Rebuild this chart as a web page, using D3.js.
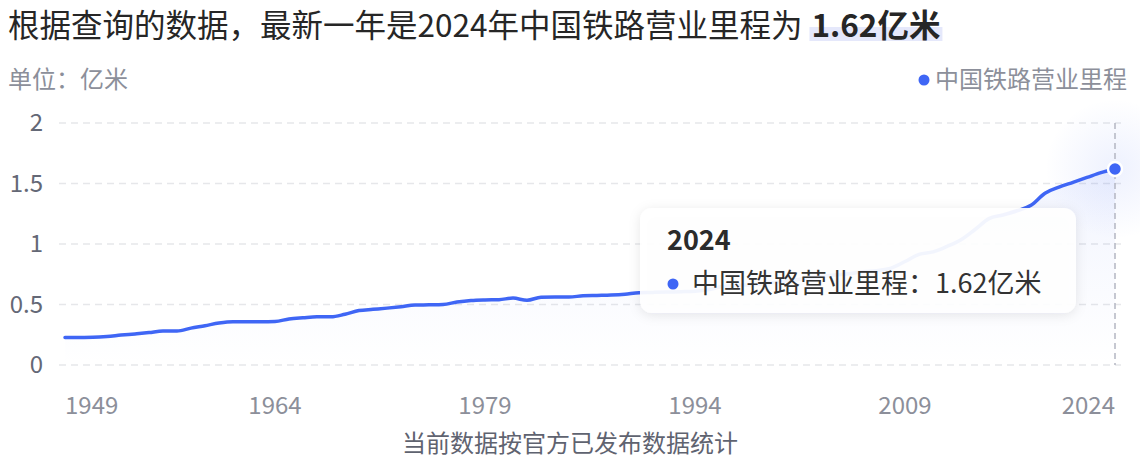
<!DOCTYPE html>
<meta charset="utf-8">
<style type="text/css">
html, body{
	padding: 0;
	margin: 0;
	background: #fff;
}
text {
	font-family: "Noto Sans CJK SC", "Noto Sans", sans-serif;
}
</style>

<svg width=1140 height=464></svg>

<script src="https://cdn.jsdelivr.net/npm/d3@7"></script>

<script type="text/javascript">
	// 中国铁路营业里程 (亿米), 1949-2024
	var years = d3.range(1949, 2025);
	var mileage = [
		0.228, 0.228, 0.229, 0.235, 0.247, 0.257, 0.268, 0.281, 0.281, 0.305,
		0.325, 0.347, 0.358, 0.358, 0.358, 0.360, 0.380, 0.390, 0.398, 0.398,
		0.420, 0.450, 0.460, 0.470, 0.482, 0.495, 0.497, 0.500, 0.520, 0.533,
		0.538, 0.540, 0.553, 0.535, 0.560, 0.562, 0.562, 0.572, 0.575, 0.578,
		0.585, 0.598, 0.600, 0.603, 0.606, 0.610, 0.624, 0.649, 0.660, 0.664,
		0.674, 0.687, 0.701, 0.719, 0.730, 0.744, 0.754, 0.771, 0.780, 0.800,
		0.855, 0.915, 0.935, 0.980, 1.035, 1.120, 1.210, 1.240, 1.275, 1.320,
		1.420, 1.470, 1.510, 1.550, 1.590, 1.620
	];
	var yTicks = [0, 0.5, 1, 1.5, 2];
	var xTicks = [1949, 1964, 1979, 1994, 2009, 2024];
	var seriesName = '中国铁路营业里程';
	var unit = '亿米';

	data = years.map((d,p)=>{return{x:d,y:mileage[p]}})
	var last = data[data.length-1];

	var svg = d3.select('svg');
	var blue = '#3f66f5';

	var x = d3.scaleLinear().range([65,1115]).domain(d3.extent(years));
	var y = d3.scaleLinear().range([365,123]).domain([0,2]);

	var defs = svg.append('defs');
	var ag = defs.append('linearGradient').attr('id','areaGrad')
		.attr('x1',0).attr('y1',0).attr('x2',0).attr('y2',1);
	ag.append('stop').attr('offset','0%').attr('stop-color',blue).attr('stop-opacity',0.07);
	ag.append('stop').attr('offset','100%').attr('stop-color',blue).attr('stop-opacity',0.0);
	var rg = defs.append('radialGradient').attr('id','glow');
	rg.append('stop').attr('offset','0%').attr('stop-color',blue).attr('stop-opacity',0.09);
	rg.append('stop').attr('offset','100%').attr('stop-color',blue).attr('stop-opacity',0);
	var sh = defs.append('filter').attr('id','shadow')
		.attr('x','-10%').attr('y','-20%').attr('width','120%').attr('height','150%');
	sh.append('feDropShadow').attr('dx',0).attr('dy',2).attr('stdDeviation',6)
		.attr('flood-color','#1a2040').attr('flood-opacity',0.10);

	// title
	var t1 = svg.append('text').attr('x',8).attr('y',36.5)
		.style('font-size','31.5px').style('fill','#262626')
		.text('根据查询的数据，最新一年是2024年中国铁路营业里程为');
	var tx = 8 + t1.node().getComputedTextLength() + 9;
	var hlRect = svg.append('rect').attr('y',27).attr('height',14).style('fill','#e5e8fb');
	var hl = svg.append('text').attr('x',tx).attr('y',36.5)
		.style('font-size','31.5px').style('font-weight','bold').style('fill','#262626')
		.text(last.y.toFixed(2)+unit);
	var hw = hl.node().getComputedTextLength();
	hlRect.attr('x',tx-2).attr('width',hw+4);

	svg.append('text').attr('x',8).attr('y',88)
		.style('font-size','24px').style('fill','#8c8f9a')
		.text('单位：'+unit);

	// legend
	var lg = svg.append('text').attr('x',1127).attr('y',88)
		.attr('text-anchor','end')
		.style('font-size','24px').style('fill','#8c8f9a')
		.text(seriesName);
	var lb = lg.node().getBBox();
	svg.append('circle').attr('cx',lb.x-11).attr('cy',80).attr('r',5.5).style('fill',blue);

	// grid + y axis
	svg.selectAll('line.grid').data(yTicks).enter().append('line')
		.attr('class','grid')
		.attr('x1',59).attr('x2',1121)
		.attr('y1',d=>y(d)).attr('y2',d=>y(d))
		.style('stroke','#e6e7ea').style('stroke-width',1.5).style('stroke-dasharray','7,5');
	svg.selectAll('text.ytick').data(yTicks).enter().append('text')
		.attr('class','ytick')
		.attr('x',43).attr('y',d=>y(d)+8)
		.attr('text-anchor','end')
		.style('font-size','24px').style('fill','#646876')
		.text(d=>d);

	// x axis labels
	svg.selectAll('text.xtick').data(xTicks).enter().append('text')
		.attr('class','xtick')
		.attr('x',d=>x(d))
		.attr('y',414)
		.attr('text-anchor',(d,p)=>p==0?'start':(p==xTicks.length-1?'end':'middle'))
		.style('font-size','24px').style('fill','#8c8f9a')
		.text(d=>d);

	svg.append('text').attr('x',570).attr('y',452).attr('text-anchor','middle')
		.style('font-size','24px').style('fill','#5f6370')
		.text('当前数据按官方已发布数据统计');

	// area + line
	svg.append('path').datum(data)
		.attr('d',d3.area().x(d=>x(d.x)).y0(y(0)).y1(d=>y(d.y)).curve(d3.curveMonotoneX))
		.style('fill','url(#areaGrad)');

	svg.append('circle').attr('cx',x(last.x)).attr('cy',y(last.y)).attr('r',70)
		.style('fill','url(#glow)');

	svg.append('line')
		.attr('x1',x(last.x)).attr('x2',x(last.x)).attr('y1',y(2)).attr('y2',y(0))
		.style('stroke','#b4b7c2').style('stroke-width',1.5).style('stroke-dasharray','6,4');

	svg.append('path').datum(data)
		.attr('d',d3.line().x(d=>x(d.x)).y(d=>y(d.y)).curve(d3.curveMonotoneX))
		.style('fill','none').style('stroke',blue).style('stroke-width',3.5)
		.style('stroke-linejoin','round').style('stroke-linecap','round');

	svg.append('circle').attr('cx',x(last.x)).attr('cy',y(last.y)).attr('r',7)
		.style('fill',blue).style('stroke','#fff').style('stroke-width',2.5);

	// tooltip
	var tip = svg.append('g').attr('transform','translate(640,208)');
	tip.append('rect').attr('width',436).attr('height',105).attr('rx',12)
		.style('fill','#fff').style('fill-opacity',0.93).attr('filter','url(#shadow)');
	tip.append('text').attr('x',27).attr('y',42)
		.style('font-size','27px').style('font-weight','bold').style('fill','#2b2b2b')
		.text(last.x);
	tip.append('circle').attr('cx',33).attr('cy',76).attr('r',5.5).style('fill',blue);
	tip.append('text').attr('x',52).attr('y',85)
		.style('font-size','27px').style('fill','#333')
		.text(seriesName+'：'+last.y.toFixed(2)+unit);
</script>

### Exercise goal
Without the pictures, print the whole listing exactly as given.

### Correct output
Rebuild this chart as a web page, using D3.js.
<!DOCTYPE html>
<meta charset="utf-8">
<style type="text/css">
html, body{
	padding: 0;
	margin: 0;
	background: #fff;
}
text {
	font-family: "Noto Sans CJK SC", "Noto Sans", sans-serif;
}
</style>

<svg width=1140 height=464></svg>

<script src="https://cdn.jsdelivr.net/npm/d3@7"></script>

<script type="text/javascript">
	// 中国铁路营业里程 (亿米), 1949-2024
	var years = d3.range(1949, 2025);
	var mileage = [
		0.228, 0.228, 0.229, 0.235, 0.247, 0.257, 0.268, 0.281, 0.281, 0.305,
		0.325, 0.347, 0.358, 0.358, 0.358, 0.360, 0.380, 0.390, 0.398, 0.398,
		0.420, 0.450, 0.460, 0.470, 0.482, 0.495, 0.497, 0.500, 0.520, 0.533,
		0.538, 0.540, 0.553, 0.535, 0.560, 0.562, 0.562, 0.572, 0.575, 0.578,
		0.585, 0.598, 0.600, 0.603, 0.606, 0.610, 0.624, 0.649, 0.660, 0.664,
		0.674, 0.687, 0.701, 0.719, 0.730, 0.744, 0.754, 0.771, 0.780, 0.800,
		0.855, 0.915, 0.935, 0.980, 1.035, 1.120, 1.210, 1.240, 1.275, 1.320,
		1.420, 1.470, 1.510, 1.550, 1.590, 1.620
	];
	var yTicks = [0, 0.5, 1, 1.5, 2];
	var xTicks = [1949, 1964, 1979, 1994, 2009, 2024];
	var seriesName = '中国铁路营业里程';
	var unit = '亿米';

	data = years.map((d,p)=>{return{x:d,y:mileage[p]}})
	var last = data[data.length-1];

	var svg = d3.select('svg');
	var blue = '#3f66f5';

	var x = d3.scaleLinear().range([65,1115]).domain(d3.extent(years));
	var y = d3.scaleLinear().range([365,123]).domain([0,2]);

	var defs = svg.append('defs');
	var ag = defs.append('linearGradient').attr('id','areaGrad')
		.attr('x1',0).attr('y1',0).attr('x2',0).attr('y2',1);
	ag.append('stop').attr('offset','0%').attr('stop-color',blue).attr('stop-opacity',0.07);
	ag.append('stop').attr('offset','100%').attr('stop-color',blue).attr('stop-opacity',0.0);
	var rg = defs.append('radialGradient').attr('id','glow');
	rg.append('stop').attr('offset','0%').attr('stop-color',blue).attr('stop-opacity',0.09);
	rg.append('stop').attr('offset','100%').attr('stop-color',blue).attr('stop-opacity',0);
	var sh = defs.append('filter').attr('id','shadow')
		.attr('x','-10%').attr('y','-20%').attr('width','120%').attr('height','150%');
	sh.append('feDropShadow').attr('dx',0).attr('dy',2).attr('stdDeviation',6)
		.attr('flood-color','#1a2040').attr('flood-opacity',0.10);

	// title
	var t1 = svg.append('text').attr('x',8).attr('y',36.5)
		.style('font-size','31.5px').style('fill','#262626')
		.text('根据查询的数据，最新一年是2024年中国铁路营业里程为');
	var tx = 8 + t1.node().getComputedTextLength() + 9;
	var hlRect = svg.append('rect').attr('y',27).attr('height',14).style('fill','#e5e8fb');
	var hl = svg.append('text').attr('x',tx).attr('y',36.5)
		.style('font-size','31.5px').style('font-weight','bold').style('fill','#262626')
		.text(last.y.toFixed(2)+unit);
	var hw = hl.node().getComputedTextLength();
	hlRect.attr('x',tx-2).attr('width',hw+4);

	svg.append('text').attr('x',8).attr('y',88)
		.style('font-size','24px').style('fill','#8c8f9a')
		.text('单位：'+unit);

	// legend
	var lg = svg.append('text').attr('x',1127).attr('y',88)
		.attr('text-anchor','end')
		.style('font-size','24px').style('fill','#8c8f9a')
		.text(seriesName);
	var lb = lg.node().getBBox();
	svg.append('circle').attr('cx',lb.x-11).attr('cy',80).attr('r',5.5).style('fill',blue);

	// grid + y axis
	svg.selectAll('line.grid').data(yTicks).enter().append('line')
		.attr('class','grid')
		.attr('x1',59).attr('x2',1121)
		.attr('y1',d=>y(d)).attr('y2',d=>y(d))
		.style('stroke','#e6e7ea').style('stroke-width',1.5).style('stroke-dasharray','7,5');
	svg.selectAll('text.ytick').data(yTicks).enter().append('text')
		.attr('class','ytick')
		.attr('x',43).attr('y',d=>y(d)+8)
		.attr('text-anchor','end')
		.style('font-size','24px').style('fill','#646876')
		.text(d=>d);

	// x axis labels
	svg.selectAll('text.xtick').data(xTicks).enter().append('text')
		.attr('class','xtick')
		.attr('x',d=>x(d))
		.attr('y',414)
		.attr('text-anchor',(d,p)=>p==0?'start':(p==xTicks.length-1?'end':'middle'))
		.style('font-size','24px').style('fill','#8c8f9a')
		.text(d=>d);

	svg.append('text').attr('x',570).attr('y',452).attr('text-anchor','middle')
		.style('font-size','24px').style('fill','#5f6370')
		.text('当前数据按官方已发布数据统计');

	// area + line
	svg.append('path').datum(data)
		.attr('d',d3.area().x(d=>x(d.x)).y0(y(0)).y1(d=>y(d.y)).curve(d3.curveMonotoneX))
		.style('fill','url(#areaGrad)');

	svg.append('circle').attr('cx',x(last.x)).attr('cy',y(last.y)).attr('r',70)
		.style('fill','url(#glow)');

	svg.append('line')
		.attr('x1',x(last.x)).attr('x2',x(last.x)).attr('y1',y(2)).attr('y2',y(0))
		.style('stroke','#b4b7c2').style('stroke-width',1.5).style('stroke-dasharray','6,4');

	svg.append('path').datum(data)
		.attr('d',d3.line().x(d=>x(d.x)).y(d=>y(d.y)).curve(d3.curveMonotoneX))
		.style('fill','none').style('stroke',blue).style('stroke-width',3.5)
		.style('stroke-linejoin','round').style('stroke-linecap','round');

	svg.append('circle').attr('cx',x(last.x)).attr('cy',y(last.y)).attr('r',7)
		.style('fill',blue).style('stroke','#fff').style('stroke-width',2.5);

	// tooltip
	var tip = svg.append('g').attr('transform','translate(640,208)');
	tip.append('rect').attr('width',436).attr('height',105).attr('rx',12)
		.style('fill','#fff').style('fill-opacity',0.93).attr('filter','url(#shadow)');
	tip.append('text').attr('x',27).attr('y',42)
		.style('font-size','27px').style('font-weight','bold').style('fill','#2b2b2b')
		.text(last.x);
	tip.append('circle').attr('cx',33).attr('cy',76).attr('r',5.5).style('fill',blue);
	tip.append('text').attr('x',52).attr('y',85)
		.style('font-size','27px').style('fill','#333')
		.text(seriesName+'：'+last.y.toFixed(2)+unit);
</script>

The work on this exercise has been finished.